A Diachronic Approach for Schwa Deletion in Indo Aryan Languages, Monojit CHOUDHURY, Anupam BASU and Sudeshna SARKAR

(a) Which research question was addressed in the paper?

In this paper the authors have proposed a more efficient and accurate syllable minimization based algorithm dealing with schwa deletion in Indo Aryan Languages (Hindi, Bengali, etc.).

(b) Data used (corpus):
The algorithm was implemented for Bengali and Hindi and tested on a set of words of Hindi (tested on the words in a pocket dictionary (Hindi-BanglaEnglish, 2001)). The algorithm for Bengali was tested on 1000 randomly selected words from corpus.

(c) Algorithms/methods used:

A linear time algorithm for syllabification (SYL) is proposed.

This uses the fact that the maximum length of allowable consonant clusters for IAL is three.
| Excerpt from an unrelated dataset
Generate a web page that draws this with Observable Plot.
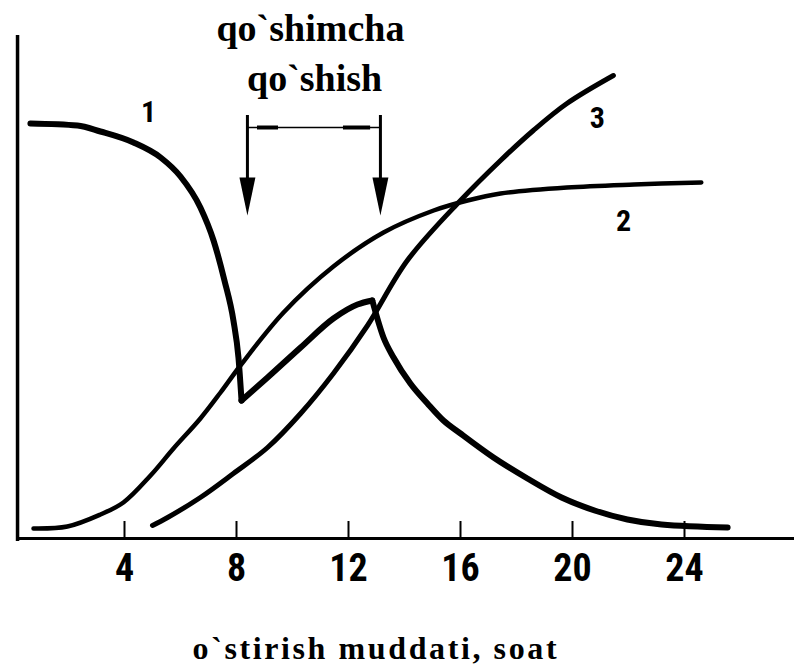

After syllabification of a word, it is tried to greedily delete the schwas so that the certain constraints are not violated . These constraints state that only a schwa which is a part of an open syllable can be deleted, and constraint states that after schwa deletion, the consonant c is appended to the coda of the previous syllable.

Therefore, both of them together imply schwas in two consecutive syllables cannot be deleted.

Along with that, the following constraints can also be derived from the Dw (acoustic distance function) constraints:

R1. Schwa of the first syllable cannot be deleted.

R2. Schwa cannot be deleted before a consonant cluster.

R3. The word final schwa can always be deleted unless the appending of the penultimate consonant to the previous syllable results in an inadmissible cluster.

R4. For Bengali, which does not allow complex codas, schwas cannot be deleted after consonant clusters.

R5. A schwa followed by a vowel cannot be deleted.